The more files you have, the less that becomes true. With just 10 files, having them on disk is pretty easy. With thousands of them, using a database instead looks mighty attractive, especially as then you're no longer relying on filenames for all the metadata. Also, having them in a DB means never needing to introduce workarounds for OS limitations on the number of file descriptors you may have open...

(12) By Simon Slavin (slavin) on 2023-10-14 12:24:25 in reply to 1 [link] [source]
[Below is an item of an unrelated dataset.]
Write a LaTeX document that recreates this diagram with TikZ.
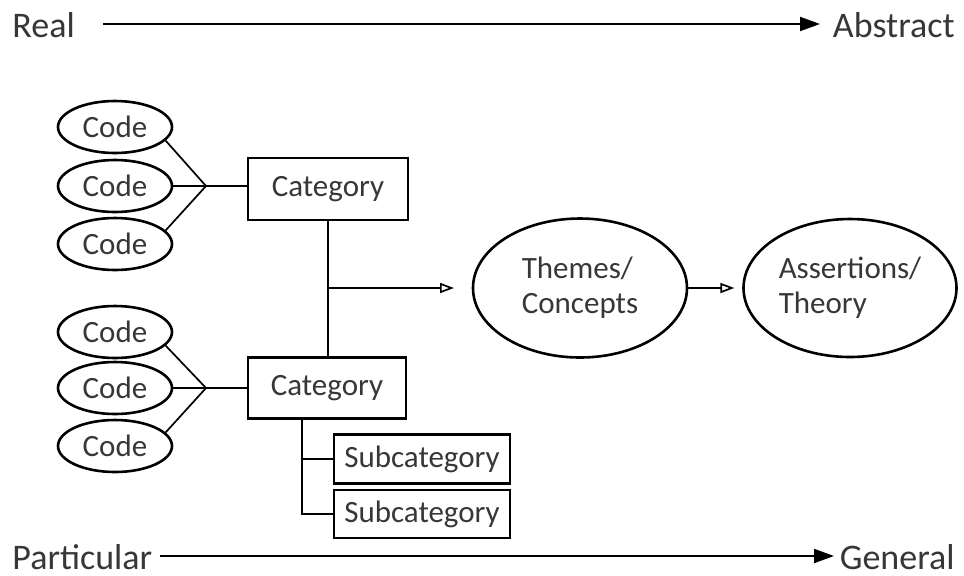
\documentclass[tikz,border=0pt]{standalone}
\usepackage{fontspec}
\setmainfont{Carlito}
\usepackage{xcolor}
\usepackage{tikz}
\usetikzlibrary{shapes, positioning, arrows.meta}
\definecolor{texto}{RGB}{55,55,55}

\begin{document}
\begin{tikzpicture}[x=0.5pt,y=-0.5pt,
        codigo/.style={draw, ellipse, line width=1.3pt, minimum width=57pt, minimum height=26pt, inner sep=0pt, text=texto, font=\fontsize{15.5}{18}\selectfont},
        caja/.style={draw, rectangle, line width=1.3pt, inner sep=0pt, text=texto, font=\fontsize{15.5}{18}\selectfont},
        nube/.style={draw, ellipse, line width=1.3pt, inner sep=0pt, inner xsep=-10pt, align=left, text=texto, font=\fontsize{15.5}{17.5}\selectfont},
        etiqueta/.style={text=texto, font=\fontsize{18}{22}\selectfont, inner sep=0pt},
        linea/.style={line width=0.85pt},
        eje/.style={line width=1pt, -{Triangle[length=10pt, width=7pt]}},
        flecha/.style={line width=0.85pt, -{Triangle[open, length=7pt, width=5pt]}}]
    \useasboundingbox (0,0) rectangle (964,575);
    % Ejes de arriba y de abajo
    \node[etiqueta, anchor=base west] (real) at (12,37) {Real};
    \node[etiqueta, anchor=base east] (abstracto) at (955,37) {Abstract};
    \node[etiqueta, anchor=base west] (particular) at (12,569) {Particular};
    \node[etiqueta, anchor=base east] (general) at (955,569) {General};
    \coordinate (ejeA) at (820,24);
    \coordinate (ejeB) at (834,556);
    \draw[eje] (103,24) -- (ejeA);
    \draw[eje] (160,556) -- (ejeB);
    % Codigos y categorias
    \foreach \i/\y in {1/127,2/186,3/244} {
        \node[codigo] (codA\i) at (115,\y) {Code};
    }
    \foreach \i/\y in {1/332,2/388,3/446} {
        \node[codigo] (codB\i) at (115,\y) {Code};
    }
    \node[caja, minimum width=80pt, minimum height=31pt] (catA) at (328,189) {Category};
    \node[caja, minimum width=79pt, minimum height=30.5pt] (catB) at (327,388) {Category};
    \node[caja, minimum width=88pt, minimum height=24.5pt] (subA) at (422,459) {Subcategory};
    \node[caja, minimum width=88pt, minimum height=24pt] (subB) at (422,514) {Subcategory};
    % Temas y teoria
    \node[nube, minimum width=107pt, minimum height=69.5pt] (temas) at (580,288) {Themes/\\Concepts};
    \node[nube, minimum width=106.5pt, minimum height=69pt] (teoria) at (850,288) {Assertions/\\Theory};
    % Uniones
    \coordinate (uA) at (206,186);
    \coordinate (uB) at (206,388);
    \draw[linea] (codA1.-15) -- (uA);
    \draw[linea] (codA2.east) -- (uA);
    \draw[linea] (codA3.15) -- (uA);
    \draw[linea] (uA) -- (uA -| catA.west);
    \draw[linea] (codB1.-15) -- (uB);
    \draw[linea] (codB2.east) -- (uB);
    \draw[linea] (codB3.15) -- (uB);
    \draw[linea] (uB) -- (uB -| catB.west);
    \draw[linea] (catA.south) -- (catA.south |- catB.north);
    \coordinate (rama) at (catA.south |- temas.west);
    \draw[flecha] (rama) -- (454,288);
    \draw[flecha] (temas.east) -- ++(46,0);
    \draw[linea] (302,419) -- (302,514) -- (subB.west);
    \draw[linea] (302,459) -- (subA.west);
\end{tikzpicture}
\end{document}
Including these relevant links, not because they're vital, but because nobody seems to have mentioned them yet and future readers on this subject may not have found them:

https://www.sqlite.org/appfileformat.html

https://golangexample.com/an-unscientific-benchmark-of-sqlite-vs-the-file-system-btrfs/

(13.1) Originally by Richard Hipp (drh) with edits by Stephan Beal (stephan) on 2023-10-14 14:12:39 from 13.0 in reply to 12 [link] [source]

Thanks for the links, especially the second one which I did not previously know about. I have added the second link to the "Related Studies" section of the 35% Faster Than The Filesystem document in the SQLite documentation.

(14.2) By Nuno Cruces (ncruces) on 2023-10-15 09:56:48 edited from 14.1 in reply to 10 [link] [source]

In general if you want to store larger blobs in the database, you want use the blob streaming API, and want your driver to support it. I guess Sqinn could support at least reading blobs that way?

Also, not sure what you use Sqinn from, but my cgo-free Go driver has decent support for streaming blobs (they even implement io.ReaderFrom/WriterTo).